I think all of us have control issues. It comes with being human and not God, or whatever creator you may or may not choose to acknowledge. We want to control our circumstances, relationships, health, well-being, etc… Unfortunately, we can’t do any of those things. We may try in various forms, such as the food we eat, where we live, or the types of friends we hang with, but none of it is in our control. The crazy healthy veggie dogs could have some crazy chemicals that warp our stomachs, or the places we live may flood and ruin our prized possessions, or worse yet, the people we love could turn on us at a moment’s notice.

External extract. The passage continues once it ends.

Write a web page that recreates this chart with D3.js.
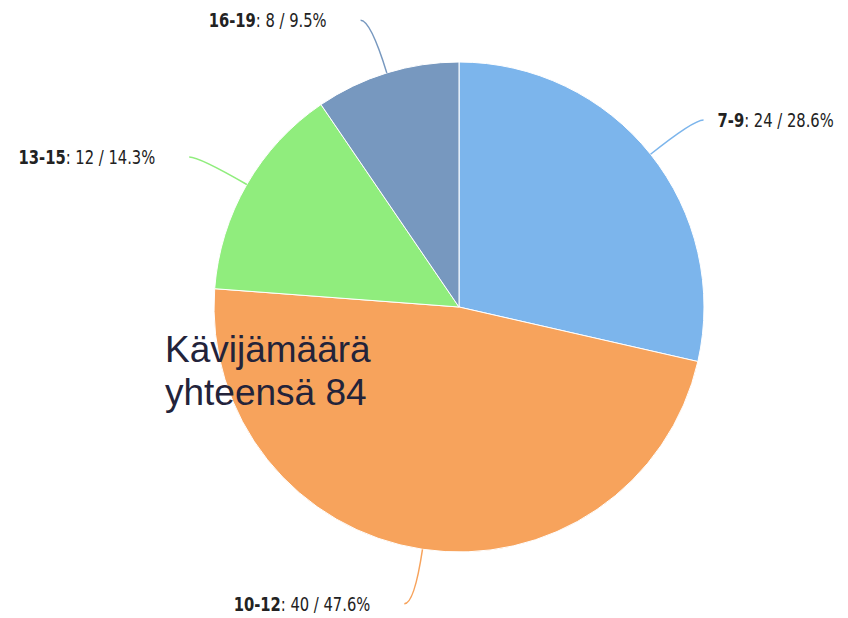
<!DOCTYPE html>
<html>
<head>
<meta charset="utf-8">
<script src="https://cdn.jsdelivr.net/npm/d3@7"></script>
<style>
  body { margin: 0; background: #fff; }
  .lbl { font-family: "DejaVu Sans Condensed", "DejaVu Sans", sans-serif; font-stretch: condensed; font-size: 20px; fill: #222; }
  .center-txt { font-family: "Liberation Sans", Arial, sans-serif; font-size: 37px; fill: #23233a; }
</style>
</head>
<body>
<div id="chart"></div>
<script>
// data
var categories = ["7-9", "10-12", "13-15", "16-19"];
var counts = [24, 40, 12, 8];
var colors = ["#7cb5ec", "#f7a35c", "#90ed7d", "#7798bf"];
var centerLines = ["Kävijämäärä", "yhteensä 84"];

var width = 848, height = 618;
var cx = 459, cy = 307, radius = 245;
var squeeze = 0.82; // labels use a narrow face in the original

var total = d3.sum(counts);
var data = categories.map(function(c, i) {
    return {name: c, value: counts[i], color: colors[i]};
});

var svg = d3.select("#chart").append("svg")
    .attr("width", width)
    .attr("height", height);

var g = svg.append("g")
    .attr("transform", "translate(" + cx + "," + cy + ")");

var pie = d3.pie()
    .sort(null)
    .value(function(d) { return d.value; });

var arc = d3.arc()
    .innerRadius(0)
    .outerRadius(radius);

var arcs = pie(data);

g.selectAll("path.slice")
    .data(arcs)
    .enter()
    .append("path")
    .attr("class", "slice")
    .attr("d", arc)
    .attr("fill", function(d) { return d.data.color; })
    .attr("stroke", "#fff")
    .attr("stroke-width", 1);

// point on circle at angle a (0 = top, clockwise)
function pt(a, r) {
    return [Math.sin(a) * r, -Math.cos(a) * r];
}

arcs.forEach(function(d) {
    var mid = (d.startAngle + d.endAngle) / 2;
    var right = Math.sin(mid) > 0;
    var p = pt(mid, radius);
    var q = pt(mid, radius + 55);
    var e = [q[0] + (right ? 10 : -10), q[1]];

    g.append("path")
        .attr("d", "M" + p[0] + "," + p[1] + " Q" + q[0] + "," + q[1] + " " + e[0] + "," + e[1])
        .attr("fill", "none")
        .attr("stroke", d.data.color)
        .attr("stroke-width", 1.5);

    var pct = (d.data.value / total * 100).toFixed(1);
    var tx = right ? e[0] + 14 : e[0] - 34;
    var t = g.append("text")
        .attr("class", "lbl")
        .attr("transform", "translate(" + tx + "," + e[1] + ") scale(" + squeeze + ",1)")
        .attr("dy", "0.35em")
        .attr("text-anchor", right ? "start" : "end");
    t.append("tspan")
        .style("font-weight", "bold")
        .text(d.data.name);
    t.append("tspan")
        .style("font-weight", "300")
        .text(": " + d.data.value + " / " + pct + "%");
});

svg.selectAll("text.center-txt")
    .data(centerLines)
    .enter()
    .append("text")
    .attr("class", "center-txt")
    .attr("x", 165)
    .attr("y", function(d, i) { return 362 + i * 43; })
    .text(function(d) { return d; });
</script>
</body>
</html>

All that we can guarantee for our lives is that we live the best life possible each and every day. We can’t put it all in some savings account that we hope will reap benefits in the near future, or have some idealistic five-year plan that sees us in a boat on a river with no cares in the world. We can’t waste our lives hanging out with people that don’t truly love the real you. So for the love of God, please find the “real you”.


Sadly, there are too many of us who wait for “those people” to come around, or for those stories to come to fruition. The “real you” is closer to you than you know and the sooner you find it and embrace it unabashedly, the more meaning your life can have. If people can’t appreciate you for you, then throw them out the window, or into the makeshift fire, or the apartment dumpster, wherever you can throw them. I wish I would have realized this years ago, but at 27, I guess it’s not too late. And it won’t be too late, because today was a great day because I willed it so. Tomorrow will be the same. I hope yours will be as well.